Like the Pacific Islanders, they create the facsimile of the great things that they want, but none of it works, because none of it is the authentic thing in itself.
They can mock up a wicker model of whatever franchise they like, but they can't make it fly like it used to.
Instead of being committed to the good of Star Wars, for example, we're instead committed to the good of spreading the message, which runs into the problem of imposing a set of foreign principles into the premises of the show.
It damages the creative ability to work within the setting and turns it into something it isn't.
A showpiece for an external cause rather than a good in itself.
The further away the authentic essence of Star Wars becomes, the more the creative industry is unwilling or unable to maintain the distance between fantasy and reality, and this is making our fantasies as mundane as their real lives.

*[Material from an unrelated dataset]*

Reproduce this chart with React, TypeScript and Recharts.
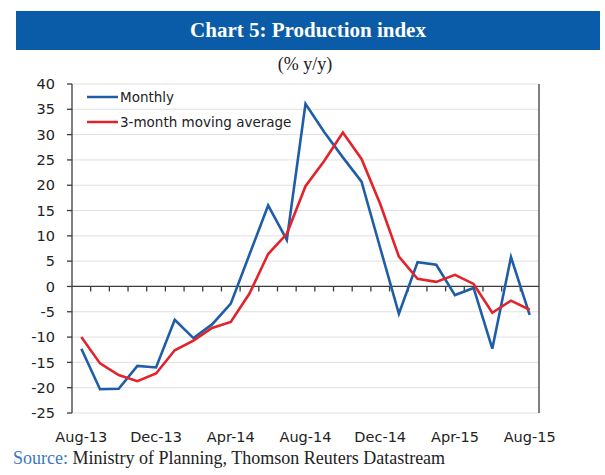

Lightsabers are a great example of this reduction to the mundane.
Lightsabers are an amazing concept for a weapon for a highly trained Jedi knight.
A weapon that requires decades of practice and magical ability to use without accidentally cutting off your own head.
But now, something this inherently dangerous has been made safe, domesticated and unremarkable, like everything about their modern lives.
The muddying of the waters between good and evil also makes for a far less interesting story.
It requires an extensive knowledge of human character to be able to create sympathetic yet imperfect characters, which is simply unavailable to the woke narcissists who are currently in charge of this franchise.
It requires empathy to understand why we would be interested in what the characters are going through, but instead what we get are characters that put upon us a constant demand for validation.
If you can't bring yourself to write your character with flaws, then you only have one aspect to their personality by default, a positive one.
And if the character doesn't seem to actually be virtuous, then people won't like them.
Because you are using the series as a vehicle to represent yourself, and therefore we know you are projecting a false image out into the world.
You are not without flaws, and we can now see that you are not being honest with yourself or with us.
This inauthenticity becomes noticeable throughout the work, as strange decision is piled upon strange decision to finally arrive at the point where people simply don't relate to the movie you have made and are just not interested in watching it.
Instead of introspection, the people behind Star Wars are inexplicably convinced that they are correct and do not need to change.
The magic can't arrive from the heavens, and they are frustrated that you won't play along with them anyway.
They are bumbling in the crumbling playground of a beloved franchise that they have gutted out for their own vanity to try and play act like they're more interesting and virtuous people than they evidently are, and are baffled and heartbroken that nobody else wants to experience what amounts to the pure self-indulgence of a narcissist.
The only good story that could be written about such people is how they fall from grace and tumble down into a nightmarish personal hell of self-abasement, inner discovery of their actual flaws, and the grim journey out of this dark place and into a realm where they become a properly realized human being, humbled and scarred like the rest of us.